# Obtaining ground truth
In order to complete the code in `1_titanic.ipynb` and assess the algorithms using performance metrics, the ground truth data from the `test.csv` file is needed. Therefore, ground truth values for the survival of the test passengers was needed.  
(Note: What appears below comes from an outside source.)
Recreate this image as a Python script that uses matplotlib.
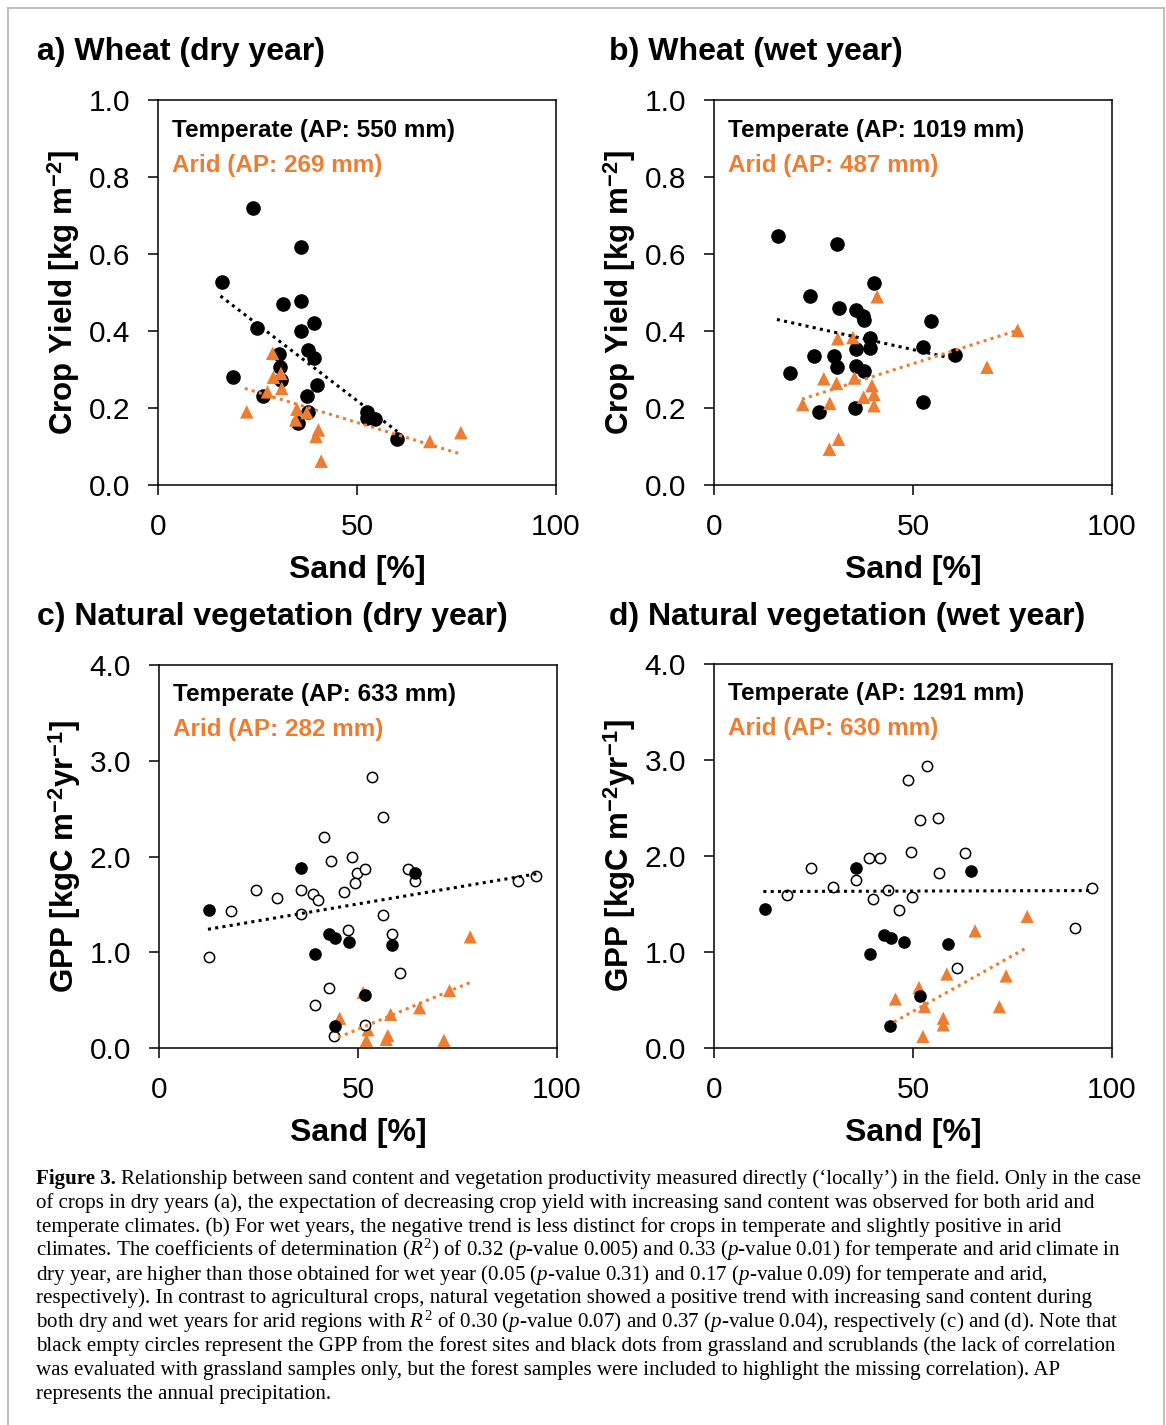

The full titanic data set was obtained from the <a href=https://hbiostat.org/data>Vanderbilt Biostatistics Datasets</a> webpage. The `titanic3.csv` file was downloaded and the following code was used to match the ground truth in the `test.csv` file from Kaggle.

In [1]:
import numpy as np
import pandas as pd

Read in the data sets.

In [2]:
full_titanic = pd.read_csv('full_titanic_data.csv')
test_titanic = pd.read_csv("test.csv")

Standardize the column names to lowercase.

In [5]:
test_titanic.rename(str.lower, axis='columns', inplace=True)

Take a look at the data.

In [338]:
test_titanic.head(2)

Unnamed: 0,passengerid,survived,pclass,name,sex,age,sibsp,parch,ticket,fare,cabin,embarked
0,892,0,3,"Kelly, Mr. James",male,34.5,0,0,330911,7.8292,,Q
1,893,1,3,"Wilkes, Mrs. James (Ellen Needs)",female,47.0,1,0,363272,7.0,,S


In [339]:
full_titanic.head(2)

Unnamed: 0,pclass,survived,name,sex,age,sibsp,parch,ticket,fare,cabin,embarked,boat,body,home.dest
0,1,1,"Allen, Miss. Elisabeth Walton",female,29.0,0,0,24160,211.3375,B5,S,2,,"St Louis, MO"
1,1,1,"Allison, Master. Hudson Trevor",male,0.92,1,2,113781,151.55,C22 C26,S,11,,"Montreal, PQ / Chesterville, ON"


In [340]:
print(full_titanic.shape, test_titanic.shape)

(1309, 14) (418, 12)


Set the indexes to merge on.

In [341]:
test_titanic.set_index(keys='name', inplace=True)
full_titanic.set_index(keys='name', inplace=True)

## Merge the data
The following merge uses the index from the right data set (i.e., `test_titanic`) to match to the left data set (i.e., `full_titanic`). The index order of the left data set `full_titanic` is preserved. The right join ensures that all the data from the `test_titanic` data set is preserved.

In [343]:
test_ground_truth = pd.merge(full_titanic, test_titanic, how='right')

Drop duplicate `PassengerId`s that were generated by the merge.

In [344]:
test_ground_truth.drop_duplicates(subset='passengerid', inplace=True)

The `test_ground_truth` data was then posted as a submission to Kaggle to ensure that these were the correct labels. A score of 1 was achieved indicating that the merge correctly identified the ground truth on the test data set. This will allow for much easier and faster performance metrics to be calculated in the `1_titanic.ipynb` analysis.